Exercise details: Take the material below and retype it in full; pictures are left out.

Provided material:

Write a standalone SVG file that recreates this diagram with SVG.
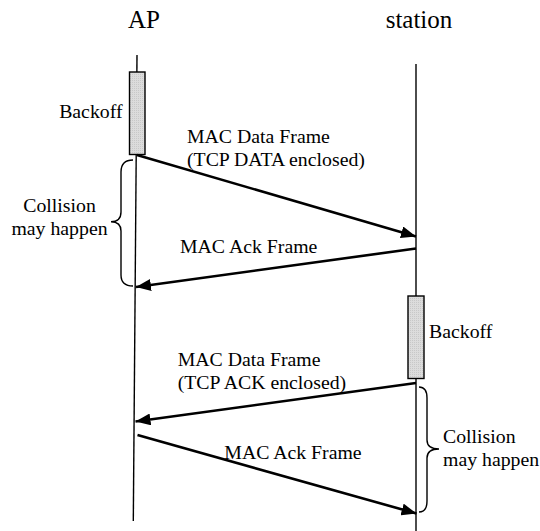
<svg xmlns="http://www.w3.org/2000/svg" width="540" height="531" viewBox="0 0 540 531">
<defs>
<pattern id="dots" width="2" height="2" patternUnits="userSpaceOnUse">
<rect width="2" height="2" fill="#dcdcdc"/>
<rect width="1" height="1" fill="#c8c8c8"/>
</pattern>
<marker id="ah" markerUnits="userSpaceOnUse" markerWidth="16" markerHeight="12" refX="15" refY="6" orient="auto">
<path d="M0,0 L15,6 L0,12 Z" fill="#000"/>
</marker>
<style>
text{font-family:"Liberation Serif","Times New Roman",serif;fill:#000}
.title{font-size:25px}
.lbl{font-size:19.8px}
.life{stroke:#000;stroke-width:1.4;fill:none}
.msg{stroke:#000;stroke-width:2.6;fill:none}
.box{fill:url(#dots);stroke:#000;stroke-width:1.4}
.brace{stroke:#000;stroke-width:1.4;fill:none}
</style>
</defs>
<rect width="540" height="531" fill="#fff"/>
<g id="AP">
<text class="title" x="144" y="28" text-anchor="middle">AP</text>
<line class="life" x1="137" y1="55" x2="133.3" y2="521"/>
<rect class="box" x="129.5" y="72" width="15.5" height="82.5"/>
<text class="lbl" x="122.5" y="118" text-anchor="end">Backoff</text>
</g>
<g id="station">
<text class="title" x="419" y="28" text-anchor="middle">station</text>
<line class="life" x1="416" y1="64" x2="416" y2="531"/>
<rect class="box" x="408" y="296" width="16" height="82.5"/>
<text class="lbl" x="429" y="338">Backoff</text>
</g>
<g id="collision1">
<path class="brace" d="M133,160 Q121,160 121,172 L121,212 Q121,221.7 111,221.7 Q121,221.7 121,231 L121,275 Q121,286 133,286"/>
<text class="lbl" x="59.5" y="212" text-anchor="middle">Collision</text>
<text class="lbl" x="59.5" y="235" text-anchor="middle">may happen</text>
</g>
<g id="collision2">
<path class="brace" d="M419,387 Q427,387 427,398 L427,440 Q427,449 439,449 Q427,449 427,458 L427,501 Q427,512 419,512"/>
<text class="lbl" x="443" y="443">Collision</text>
<text class="lbl" x="443" y="465.5">may happen</text>
</g>
<g id="connectors">
<line class="msg" x1="137" y1="155" x2="416" y2="236.5" marker-end="url(#ah)"/>
<line class="msg" x1="416" y1="248.5" x2="136" y2="287" marker-end="url(#ah)"/>
<line class="msg" x1="416" y1="383" x2="135.5" y2="421.5" marker-end="url(#ah)"/>
<line class="msg" x1="137.5" y1="435" x2="416.5" y2="513.5" marker-end="url(#ah)"/>
</g>
<g id="labels">
<text class="lbl" x="187" y="143.3">MAC Data Frame</text>
<text class="lbl" x="187" y="165.7">(TCP DATA enclosed)</text>
<text class="lbl" x="180" y="253.3">MAC Ack Frame</text>
<text class="lbl" x="177.7" y="365.5">MAC Data Frame</text>
<text class="lbl" x="177.7" y="388.5">(TCP ACK enclosed)</text>
<text class="lbl" x="224.3" y="459">MAC Ack Frame</text>
</g>
</svg>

Solution for this exercise:
Write a standalone SVG file that recreates this diagram with SVG.
<svg xmlns="http://www.w3.org/2000/svg" width="540" height="531" viewBox="0 0 540 531">
<defs>
<pattern id="dots" width="2" height="2" patternUnits="userSpaceOnUse">
<rect width="2" height="2" fill="#dcdcdc"/>
<rect width="1" height="1" fill="#c8c8c8"/>
</pattern>
<marker id="ah" markerUnits="userSpaceOnUse" markerWidth="16" markerHeight="12" refX="15" refY="6" orient="auto">
<path d="M0,0 L15,6 L0,12 Z" fill="#000"/>
</marker>
<style>
text{font-family:"Liberation Serif","Times New Roman",serif;fill:#000}
.title{font-size:25px}
.lbl{font-size:19.8px}
.life{stroke:#000;stroke-width:1.4;fill:none}
.msg{stroke:#000;stroke-width:2.6;fill:none}
.box{fill:url(#dots);stroke:#000;stroke-width:1.4}
.brace{stroke:#000;stroke-width:1.4;fill:none}
</style>
</defs>
<rect width="540" height="531" fill="#fff"/>
<g id="AP">
<text class="title" x="144" y="28" text-anchor="middle">AP</text>
<line class="life" x1="137" y1="55" x2="133.3" y2="521"/>
<rect class="box" x="129.5" y="72" width="15.5" height="82.5"/>
<text class="lbl" x="122.5" y="118" text-anchor="end">Backoff</text>
</g>
<g id="station">
<text class="title" x="419" y="28" text-anchor="middle">station</text>
<line class="life" x1="416" y1="64" x2="416" y2="531"/>
<rect class="box" x="408" y="296" width="16" height="82.5"/>
<text class="lbl" x="429" y="338">Backoff</text>
</g>
<g id="collision1">
<path class="brace" d="M133,160 Q121,160 121,172 L121,212 Q121,221.7 111,221.7 Q121,221.7 121,231 L121,275 Q121,286 133,286"/>
<text class="lbl" x="59.5" y="212" text-anchor="middle">Collision</text>
<text class="lbl" x="59.5" y="235" text-anchor="middle">may happen</text>
</g>
<g id="collision2">
<path class="brace" d="M419,387 Q427,387 427,398 L427,440 Q427,449 439,449 Q427,449 427,458 L427,501 Q427,512 419,512"/>
<text class="lbl" x="443" y="443">Collision</text>
<text class="lbl" x="443" y="465.5">may happen</text>
</g>
<g id="connectors">
<line class="msg" x1="137" y1="155" x2="416" y2="236.5" marker-end="url(#ah)"/>
<line class="msg" x1="416" y1="248.5" x2="136" y2="287" marker-end="url(#ah)"/>
<line class="msg" x1="416" y1="383" x2="135.5" y2="421.5" marker-end="url(#ah)"/>
<line class="msg" x1="137.5" y1="435" x2="416.5" y2="513.5" marker-end="url(#ah)"/>
</g>
<g id="labels">
<text class="lbl" x="187" y="143.3">MAC Data Frame</text>
<text class="lbl" x="187" y="165.7">(TCP DATA enclosed)</text>
<text class="lbl" x="180" y="253.3">MAC Ack Frame</text>
<text class="lbl" x="177.7" y="365.5">MAC Data Frame</text>
<text class="lbl" x="177.7" y="388.5">(TCP ACK enclosed)</text>
<text class="lbl" x="224.3" y="459">MAC Ack Frame</text>
</g>
</svg>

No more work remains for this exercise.